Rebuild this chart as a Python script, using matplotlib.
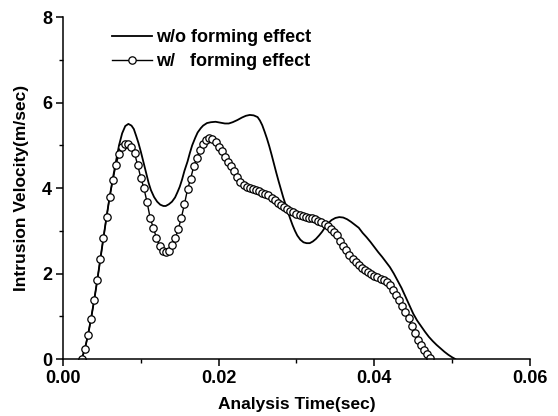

---

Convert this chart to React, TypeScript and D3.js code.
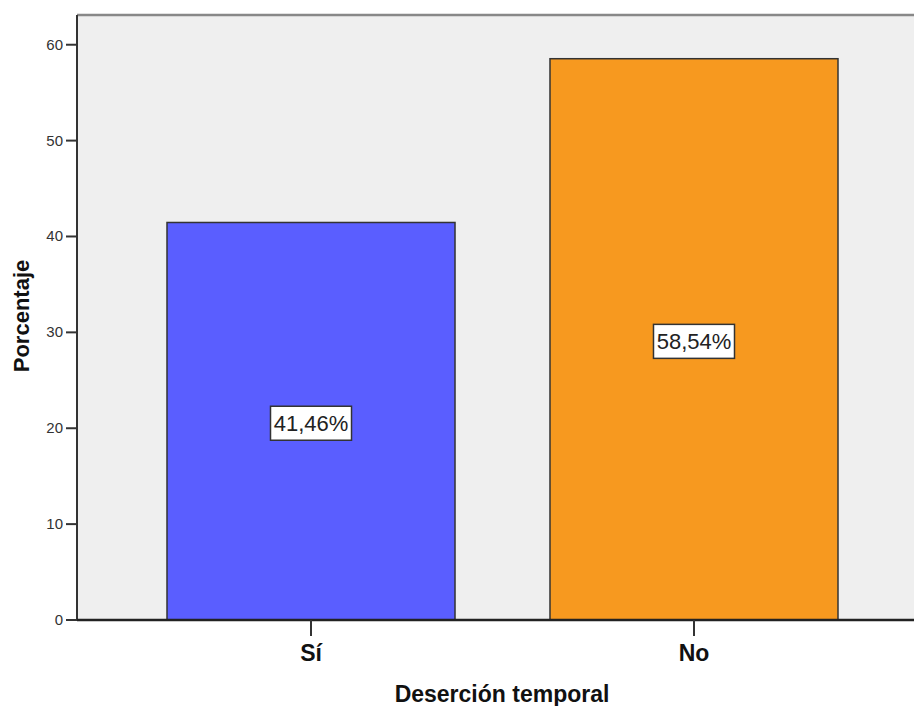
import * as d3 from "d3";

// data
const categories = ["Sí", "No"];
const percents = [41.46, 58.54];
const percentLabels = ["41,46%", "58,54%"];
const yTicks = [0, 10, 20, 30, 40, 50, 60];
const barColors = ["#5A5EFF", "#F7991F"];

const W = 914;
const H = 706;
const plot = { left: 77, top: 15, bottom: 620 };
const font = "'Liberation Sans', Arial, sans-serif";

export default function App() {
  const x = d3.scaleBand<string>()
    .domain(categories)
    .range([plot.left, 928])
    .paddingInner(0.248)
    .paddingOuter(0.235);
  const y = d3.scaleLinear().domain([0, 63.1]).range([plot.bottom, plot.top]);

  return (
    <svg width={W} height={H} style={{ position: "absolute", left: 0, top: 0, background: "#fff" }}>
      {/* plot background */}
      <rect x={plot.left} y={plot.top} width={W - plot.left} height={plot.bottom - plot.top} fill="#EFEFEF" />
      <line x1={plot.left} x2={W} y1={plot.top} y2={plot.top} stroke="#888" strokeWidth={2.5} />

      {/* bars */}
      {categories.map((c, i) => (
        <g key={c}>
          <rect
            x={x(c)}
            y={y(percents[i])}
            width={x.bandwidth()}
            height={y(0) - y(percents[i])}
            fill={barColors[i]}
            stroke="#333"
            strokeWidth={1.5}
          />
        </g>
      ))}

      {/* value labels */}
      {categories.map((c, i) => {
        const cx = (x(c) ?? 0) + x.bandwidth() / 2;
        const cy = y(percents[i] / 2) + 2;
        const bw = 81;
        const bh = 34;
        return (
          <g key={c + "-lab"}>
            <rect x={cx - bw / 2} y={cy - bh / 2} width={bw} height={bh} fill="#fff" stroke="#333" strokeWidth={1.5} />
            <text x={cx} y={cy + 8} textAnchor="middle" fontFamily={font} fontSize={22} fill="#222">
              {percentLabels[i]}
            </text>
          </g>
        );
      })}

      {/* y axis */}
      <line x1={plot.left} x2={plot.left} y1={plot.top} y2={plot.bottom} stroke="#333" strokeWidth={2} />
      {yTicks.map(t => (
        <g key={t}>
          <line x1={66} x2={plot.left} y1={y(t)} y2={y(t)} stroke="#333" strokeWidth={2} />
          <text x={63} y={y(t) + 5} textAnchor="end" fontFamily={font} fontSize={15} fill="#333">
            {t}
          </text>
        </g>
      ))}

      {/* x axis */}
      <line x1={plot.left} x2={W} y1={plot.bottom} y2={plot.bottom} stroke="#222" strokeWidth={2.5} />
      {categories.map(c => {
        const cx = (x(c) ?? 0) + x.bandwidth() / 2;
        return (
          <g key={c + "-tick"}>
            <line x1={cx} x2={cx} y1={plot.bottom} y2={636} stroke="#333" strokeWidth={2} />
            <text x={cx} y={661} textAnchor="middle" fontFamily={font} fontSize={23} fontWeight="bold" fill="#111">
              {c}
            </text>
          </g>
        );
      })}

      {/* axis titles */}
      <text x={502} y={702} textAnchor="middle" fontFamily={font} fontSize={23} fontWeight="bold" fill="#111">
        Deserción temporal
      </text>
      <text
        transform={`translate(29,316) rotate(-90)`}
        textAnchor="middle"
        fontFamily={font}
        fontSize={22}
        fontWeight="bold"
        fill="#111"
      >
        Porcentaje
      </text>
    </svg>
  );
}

### REQUIRED TASK
Locate all lines that include the word "chart" and copy them out.

### TASK RESPONSE
Rebuild this chart as a Python script, using matplotlib.
Convert this chart to React, TypeScript and D3.js code.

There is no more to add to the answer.